[Given records]
** begin **

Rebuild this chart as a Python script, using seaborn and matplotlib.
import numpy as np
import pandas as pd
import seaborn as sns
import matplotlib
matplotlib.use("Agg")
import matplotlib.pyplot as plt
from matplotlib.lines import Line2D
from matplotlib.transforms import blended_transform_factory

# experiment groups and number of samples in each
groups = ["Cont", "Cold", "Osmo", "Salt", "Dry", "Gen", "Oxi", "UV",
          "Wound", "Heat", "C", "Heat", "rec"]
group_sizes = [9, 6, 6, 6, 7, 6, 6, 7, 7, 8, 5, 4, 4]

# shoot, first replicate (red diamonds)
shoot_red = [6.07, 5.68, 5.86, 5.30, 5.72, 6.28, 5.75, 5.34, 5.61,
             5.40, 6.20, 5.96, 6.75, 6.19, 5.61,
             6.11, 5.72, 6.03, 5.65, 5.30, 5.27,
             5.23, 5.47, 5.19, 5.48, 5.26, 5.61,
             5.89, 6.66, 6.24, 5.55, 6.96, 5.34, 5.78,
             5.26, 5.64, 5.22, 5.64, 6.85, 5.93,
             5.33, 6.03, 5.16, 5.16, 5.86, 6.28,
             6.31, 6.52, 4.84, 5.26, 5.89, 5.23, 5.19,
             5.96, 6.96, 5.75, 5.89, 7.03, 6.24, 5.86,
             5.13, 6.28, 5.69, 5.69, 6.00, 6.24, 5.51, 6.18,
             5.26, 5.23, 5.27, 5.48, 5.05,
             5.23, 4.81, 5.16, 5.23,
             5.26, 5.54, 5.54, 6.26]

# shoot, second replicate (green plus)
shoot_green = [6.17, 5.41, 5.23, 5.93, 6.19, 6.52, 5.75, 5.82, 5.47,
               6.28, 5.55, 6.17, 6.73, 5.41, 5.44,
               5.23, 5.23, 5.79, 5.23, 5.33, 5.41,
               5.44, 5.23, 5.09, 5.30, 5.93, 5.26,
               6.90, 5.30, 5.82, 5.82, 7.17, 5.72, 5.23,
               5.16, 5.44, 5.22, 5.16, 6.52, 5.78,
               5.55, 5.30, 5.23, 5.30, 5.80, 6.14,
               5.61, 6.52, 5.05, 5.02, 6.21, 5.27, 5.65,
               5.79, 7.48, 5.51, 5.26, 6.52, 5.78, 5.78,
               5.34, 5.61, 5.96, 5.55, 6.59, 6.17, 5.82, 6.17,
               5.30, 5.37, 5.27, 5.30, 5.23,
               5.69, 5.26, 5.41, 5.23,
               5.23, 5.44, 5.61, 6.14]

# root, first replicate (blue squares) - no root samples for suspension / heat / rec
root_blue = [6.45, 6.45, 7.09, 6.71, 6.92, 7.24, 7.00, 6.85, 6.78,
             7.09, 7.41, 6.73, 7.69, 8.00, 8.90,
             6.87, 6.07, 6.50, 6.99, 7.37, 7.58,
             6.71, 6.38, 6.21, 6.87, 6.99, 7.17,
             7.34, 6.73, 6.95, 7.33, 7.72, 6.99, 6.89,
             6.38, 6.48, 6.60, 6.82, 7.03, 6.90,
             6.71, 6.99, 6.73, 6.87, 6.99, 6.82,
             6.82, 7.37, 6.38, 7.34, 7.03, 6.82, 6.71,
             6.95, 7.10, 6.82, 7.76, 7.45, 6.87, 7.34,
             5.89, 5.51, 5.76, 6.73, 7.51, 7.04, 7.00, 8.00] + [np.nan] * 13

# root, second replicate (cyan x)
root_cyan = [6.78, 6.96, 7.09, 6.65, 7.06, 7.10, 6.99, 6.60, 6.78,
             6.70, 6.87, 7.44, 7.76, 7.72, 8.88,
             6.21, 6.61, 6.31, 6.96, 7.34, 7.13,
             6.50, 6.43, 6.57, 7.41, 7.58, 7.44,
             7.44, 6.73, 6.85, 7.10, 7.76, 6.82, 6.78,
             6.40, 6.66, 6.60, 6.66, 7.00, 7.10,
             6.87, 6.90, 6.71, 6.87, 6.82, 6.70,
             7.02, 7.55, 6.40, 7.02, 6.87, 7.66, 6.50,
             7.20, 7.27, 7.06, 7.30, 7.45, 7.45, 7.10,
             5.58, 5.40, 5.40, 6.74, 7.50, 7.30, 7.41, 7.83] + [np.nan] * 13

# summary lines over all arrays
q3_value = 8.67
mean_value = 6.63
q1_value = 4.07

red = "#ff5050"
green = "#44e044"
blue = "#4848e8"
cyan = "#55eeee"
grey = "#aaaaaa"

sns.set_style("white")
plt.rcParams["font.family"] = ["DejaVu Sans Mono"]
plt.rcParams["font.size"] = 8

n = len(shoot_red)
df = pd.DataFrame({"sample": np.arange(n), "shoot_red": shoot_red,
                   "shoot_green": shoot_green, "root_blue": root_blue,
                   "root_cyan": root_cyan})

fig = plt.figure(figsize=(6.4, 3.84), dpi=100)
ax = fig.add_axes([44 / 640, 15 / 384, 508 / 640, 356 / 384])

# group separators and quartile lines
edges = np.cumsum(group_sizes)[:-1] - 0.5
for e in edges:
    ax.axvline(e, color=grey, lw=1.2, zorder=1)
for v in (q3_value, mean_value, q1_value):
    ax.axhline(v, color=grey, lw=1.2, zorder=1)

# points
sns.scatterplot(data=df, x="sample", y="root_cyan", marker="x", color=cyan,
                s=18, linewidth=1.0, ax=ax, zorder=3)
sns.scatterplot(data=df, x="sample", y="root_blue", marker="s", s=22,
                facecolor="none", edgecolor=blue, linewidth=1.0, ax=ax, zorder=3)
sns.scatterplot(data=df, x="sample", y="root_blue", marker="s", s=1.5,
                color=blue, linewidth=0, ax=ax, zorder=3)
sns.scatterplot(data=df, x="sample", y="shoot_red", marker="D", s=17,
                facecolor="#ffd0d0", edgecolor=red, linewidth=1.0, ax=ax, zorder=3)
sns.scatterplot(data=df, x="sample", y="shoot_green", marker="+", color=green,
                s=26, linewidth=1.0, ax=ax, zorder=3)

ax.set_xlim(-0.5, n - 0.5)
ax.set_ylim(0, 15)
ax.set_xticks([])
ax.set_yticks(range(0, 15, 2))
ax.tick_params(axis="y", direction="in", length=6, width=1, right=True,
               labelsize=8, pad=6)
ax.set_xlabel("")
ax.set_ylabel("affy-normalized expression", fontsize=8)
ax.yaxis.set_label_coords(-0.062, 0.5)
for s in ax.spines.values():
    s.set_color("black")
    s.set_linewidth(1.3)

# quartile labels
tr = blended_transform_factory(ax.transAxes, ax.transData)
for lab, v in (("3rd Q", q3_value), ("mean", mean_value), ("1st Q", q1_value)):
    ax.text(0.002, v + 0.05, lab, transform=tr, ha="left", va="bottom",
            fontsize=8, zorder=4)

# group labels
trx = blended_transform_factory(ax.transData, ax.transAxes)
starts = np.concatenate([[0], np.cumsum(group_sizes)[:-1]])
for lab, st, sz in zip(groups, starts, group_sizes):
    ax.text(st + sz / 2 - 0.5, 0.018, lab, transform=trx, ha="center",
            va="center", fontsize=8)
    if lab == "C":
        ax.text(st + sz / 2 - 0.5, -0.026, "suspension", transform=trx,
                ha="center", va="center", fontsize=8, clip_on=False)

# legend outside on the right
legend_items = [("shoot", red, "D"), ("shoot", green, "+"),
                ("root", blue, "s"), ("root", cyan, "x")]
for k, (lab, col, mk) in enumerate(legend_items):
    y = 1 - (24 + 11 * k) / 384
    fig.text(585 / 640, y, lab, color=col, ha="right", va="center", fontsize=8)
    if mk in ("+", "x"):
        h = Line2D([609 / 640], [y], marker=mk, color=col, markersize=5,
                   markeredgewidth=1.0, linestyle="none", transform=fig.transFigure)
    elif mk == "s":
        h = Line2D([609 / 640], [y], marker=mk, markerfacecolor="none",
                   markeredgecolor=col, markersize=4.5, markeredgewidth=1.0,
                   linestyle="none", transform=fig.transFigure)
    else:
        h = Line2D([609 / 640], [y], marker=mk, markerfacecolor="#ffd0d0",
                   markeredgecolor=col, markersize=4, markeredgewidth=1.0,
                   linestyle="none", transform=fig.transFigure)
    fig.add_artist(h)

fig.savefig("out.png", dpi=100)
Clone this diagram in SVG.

** end **

[Directive] Please give an exact restatement of only the lines from the beginning of the material above to the line with "5.26, 5.54, 5.54, 6.26]", inclusive.

[Response below]
Rebuild this chart as a Python script, using seaborn and matplotlib.
import numpy as np
import pandas as pd
import seaborn as sns
import matplotlib
matplotlib.use("Agg")
import matplotlib.pyplot as plt
from matplotlib.lines import Line2D
from matplotlib.transforms import blended_transform_factory

# experiment groups and number of samples in each
groups = ["Cont", "Cold", "Osmo", "Salt", "Dry", "Gen", "Oxi", "UV",
          "Wound", "Heat", "C", "Heat", "rec"]
group_sizes = [9, 6, 6, 6, 7, 6, 6, 7, 7, 8, 5, 4, 4]

# shoot, first replicate (red diamonds)
shoot_red = [6.07, 5.68, 5.86, 5.30, 5.72, 6.28, 5.75, 5.34, 5.61,
             5.40, 6.20, 5.96, 6.75, 6.19, 5.61,
             6.11, 5.72, 6.03, 5.65, 5.30, 5.27,
             5.23, 5.47, 5.19, 5.48, 5.26, 5.61,
             5.89, 6.66, 6.24, 5.55, 6.96, 5.34, 5.78,
             5.26, 5.64, 5.22, 5.64, 6.85, 5.93,
             5.33, 6.03, 5.16, 5.16, 5.86, 6.28,
             6.31, 6.52, 4.84, 5.26, 5.89, 5.23, 5.19,
             5.96, 6.96, 5.75, 5.89, 7.03, 6.24, 5.86,
             5.13, 6.28, 5.69, 5.69, 6.00, 6.24, 5.51, 6.18,
             5.26, 5.23, 5.27, 5.48, 5.05,
             5.23, 4.81, 5.16, 5.23,
             5.26, 5.54, 5.54, 6.26]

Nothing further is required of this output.